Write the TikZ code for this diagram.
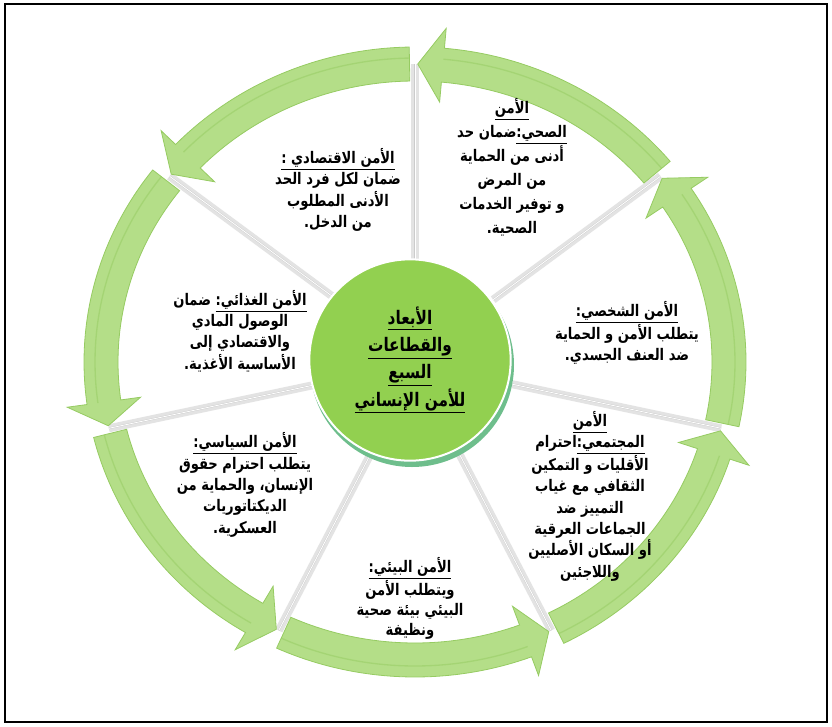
\documentclass[tikz,border=0pt]{standalone}
\usepackage{fontspec}
\newfontfamily\arabicfont[Script=Arabic, FakeStretch=0.82]{DejaVu Sans}
\TeXXeTstate=1
\definecolor{hubgreen}{RGB}{146,208,80}
\definecolor{hubshadow}{RGB}{110,190,140}
\definecolor{ringgreen}{RGB}{180,222,136}
\definecolor{ringedge}{RGB}{150,203,98}
\newcommand\ar[1]{\beginR #1\endR}
\newcommand\ulr[1]{\underline{\beginR #1\endR}}

\begin{document}
\begin{tikzpicture}[x=0.75pt, y=-0.75pt,
        seg/.style={font=\arabicfont\bfseries\fontsize{12}{16}\selectfont, align=center, inner sep=0pt},
        hub/.style={circle, fill=hubgreen, draw=white, line width=1.5pt, minimum size=151pt, inner sep=0pt,
                    font=\arabicfont\bfseries\fontsize{14}{20.5}\selectfont, align=center},
        band/.style={fill=ringgreen, draw=ringedge, line width=0.6pt},
        divider/.style={gray!22, line width=6pt}]
    \useasboundingbox (0,0) rectangle (832,726);
    \draw[line width=1.2pt] (5,4) rectangle (827,722);

    \begin{scope}[shift={(415,362)}, yscale=-1]
        \fill[white] (0,0) ellipse [x radius=314, y radius=298];
        \foreach \k in {0,...,6} {
            \pgfmathsetmacro\d{90+\k*360/7}
            \draw[divider] (\d:100) -- (\d:314 and 298);
            \draw[gray!40, line width=1.2pt] (\d:100) -- (\d:314 and 298);
            \draw[white, line width=0.6pt] (\d:100) -- (\d:314 and 298);
        }
        % arrows going round
        \foreach \k in {0,...,6} {
            \pgfmathsetmacro\a{90+\k*360/7+1}
            \pgfmathsetmacro\b{90+(\k+1)*360/7-0.5}
            \pgfmathsetmacro\c{\b-4.6}
            \path[band] (\a:331 and 315) arc[start angle=\a, end angle=\c, x radius=331, y radius=315]
                -- (\c:351 and 335) -- (\b:314 and 298) -- (\c:277 and 261) -- (\c:297 and 281)
                arc[start angle=\c, end angle=\a, x radius=297, y radius=281] -- cycle;
            \draw[ringedge, opacity=0.5, line width=1pt]
                (\a:320 and 304) arc[start angle=\a, end angle=\c, x radius=320, y radius=304];
        }
    \end{scope}

    \fill[hubshadow] (412,365) circle (102);
    \node[hub] (hub) at (410,360) {\ar{\ulr{الأبعاد}}\\ \ar{\ulr{والقطاعات}}\\ \ar{\ulr{السبع}}\\ \ar{\ulr{للأمن الإنساني}}};

    \node[seg, font=\arabicfont\bfseries\fontsize{12}{18}\selectfont] (sehi) at (512,167)
        {\ar{\ulr{الأمن}}\\ \ar{\ulr{الصحي:}ضمان حد}\\ \ar{أدنى من الحماية}\\ \ar{من المرض}\\ \ar{و توفير الخدمات}\\ \ar{الصحية.}};
    \node[seg] (iqtisadi) at (338,190)
        {\ar{\ulr{الأمن الاقتصادي :}}\\ \ar{ضمان لكل فرد الحد}\\ \ar{الأدنى المطلوب}\\ \ar{من الدخل.}};
    \node[seg] (shakhsi) at (627,333)
        {\ar{\ulr{الأمن الشخصي:}}\\ \ar{يتطلب الأمن و الحماية}\\ \ar{ضد العنف الجسدي.}};
    \node[seg] (ghidhai) at (240,331)
        {\ar{\ulr{الأمن الغذائي:} ضمان}\\ \ar{الوصول المادي}\\ \ar{والاقتصادي إلى}\\ \ar{الأساسية الأغذية.}};
    \node[seg] (mujtamai) at (590,496)
        {\ar{\ulr{الأمن}}\\ \ar{\ulr{المجتمعي:}احترام}\\ \ar{الأقليات و التمكين}\\ \ar{الثقافي مع غياب}\\ \ar{التمييز ضد}\\ \ar{الجماعات العرقية}\\ \ar{أو السكان الأصليين}\\ \ar{واللاجئين}};
    \node[seg] (siyasi) at (245,485)
        {\ar{\ulr{الأمن السياسي:}}\\ \ar{يتطلب احترام حقوق}\\ \ar{الإنسان، والحماية من}\\ \ar{الديكتاتوريات}\\ \ar{العسكرية.}};
    \node[seg, font=\arabicfont\bfseries\fontsize{12}{15}\selectfont] (biei) at (410,598)
        {\ar{\ulr{الأمن البيئي:}}\\ \ar{ويتطلب الأمن}\\ \ar{البيئي بيئة صحية}\\ \ar{ونظيفة}};
\end{tikzpicture}
\end{document}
-------------------------
» What needs to be done
Repeat the listing verbatim. Skip the pictures.

» Answer below
Write the TikZ code for this diagram.
\documentclass[tikz,border=0pt]{standalone}
\usepackage{fontspec}
\newfontfamily\arabicfont[Script=Arabic, FakeStretch=0.82]{DejaVu Sans}
\TeXXeTstate=1
\definecolor{hubgreen}{RGB}{146,208,80}
\definecolor{hubshadow}{RGB}{110,190,140}
\definecolor{ringgreen}{RGB}{180,222,136}
\definecolor{ringedge}{RGB}{150,203,98}
\newcommand\ar[1]{\beginR #1\endR}
\newcommand\ulr[1]{\underline{\beginR #1\endR}}

\begin{document}
\begin{tikzpicture}[x=0.75pt, y=-0.75pt,
        seg/.style={font=\arabicfont\bfseries\fontsize{12}{16}\selectfont, align=center, inner sep=0pt},
        hub/.style={circle, fill=hubgreen, draw=white, line width=1.5pt, minimum size=151pt, inner sep=0pt,
                    font=\arabicfont\bfseries\fontsize{14}{20.5}\selectfont, align=center},
        band/.style={fill=ringgreen, draw=ringedge, line width=0.6pt},
        divider/.style={gray!22, line width=6pt}]
    \useasboundingbox (0,0) rectangle (832,726);
    \draw[line width=1.2pt] (5,4) rectangle (827,722);

    \begin{scope}[shift={(415,362)}, yscale=-1]
        \fill[white] (0,0) ellipse [x radius=314, y radius=298];
        \foreach \k in {0,...,6} {
            \pgfmathsetmacro\d{90+\k*360/7}
            \draw[divider] (\d:100) -- (\d:314 and 298);
            \draw[gray!40, line width=1.2pt] (\d:100) -- (\d:314 and 298);
            \draw[white, line width=0.6pt] (\d:100) -- (\d:314 and 298);
        }
        % arrows going round
        \foreach \k in {0,...,6} {
            \pgfmathsetmacro\a{90+\k*360/7+1}
            \pgfmathsetmacro\b{90+(\k+1)*360/7-0.5}
            \pgfmathsetmacro\c{\b-4.6}
            \path[band] (\a:331 and 315) arc[start angle=\a, end angle=\c, x radius=331, y radius=315]
                -- (\c:351 and 335) -- (\b:314 and 298) -- (\c:277 and 261) -- (\c:297 and 281)
                arc[start angle=\c, end angle=\a, x radius=297, y radius=281] -- cycle;
            \draw[ringedge, opacity=0.5, line width=1pt]
                (\a:320 and 304) arc[start angle=\a, end angle=\c, x radius=320, y radius=304];
        }
    \end{scope}

    \fill[hubshadow] (412,365) circle (102);
    \node[hub] (hub) at (410,360) {\ar{\ulr{الأبعاد}}\\ \ar{\ulr{والقطاعات}}\\ \ar{\ulr{السبع}}\\ \ar{\ulr{للأمن الإنساني}}};

    \node[seg, font=\arabicfont\bfseries\fontsize{12}{18}\selectfont] (sehi) at (512,167)
        {\ar{\ulr{الأمن}}\\ \ar{\ulr{الصحي:}ضمان حد}\\ \ar{أدنى من الحماية}\\ \ar{من المرض}\\ \ar{و توفير الخدمات}\\ \ar{الصحية.}};
    \node[seg] (iqtisadi) at (338,190)
        {\ar{\ulr{الأمن الاقتصادي :}}\\ \ar{ضمان لكل فرد الحد}\\ \ar{الأدنى المطلوب}\\ \ar{من الدخل.}};
    \node[seg] (shakhsi) at (627,333)
        {\ar{\ulr{الأمن الشخصي:}}\\ \ar{يتطلب الأمن و الحماية}\\ \ar{ضد العنف الجسدي.}};
    \node[seg] (ghidhai) at (240,331)
        {\ar{\ulr{الأمن الغذائي:} ضمان}\\ \ar{الوصول المادي}\\ \ar{والاقتصادي إلى}\\ \ar{الأساسية الأغذية.}};
    \node[seg] (mujtamai) at (590,496)
        {\ar{\ulr{الأمن}}\\ \ar{\ulr{المجتمعي:}احترام}\\ \ar{الأقليات و التمكين}\\ \ar{الثقافي مع غياب}\\ \ar{التمييز ضد}\\ \ar{الجماعات العرقية}\\ \ar{أو السكان الأصليين}\\ \ar{واللاجئين}};
    \node[seg] (siyasi) at (245,485)
        {\ar{\ulr{الأمن السياسي:}}\\ \ar{يتطلب احترام حقوق}\\ \ar{الإنسان، والحماية من}\\ \ar{الديكتاتوريات}\\ \ar{العسكرية.}};
    \node[seg, font=\arabicfont\bfseries\fontsize{12}{15}\selectfont] (biei) at (410,598)
        {\ar{\ulr{الأمن البيئي:}}\\ \ar{ويتطلب الأمن}\\ \ar{البيئي بيئة صحية}\\ \ar{ونظيفة}};
\end{tikzpicture}
\end{document}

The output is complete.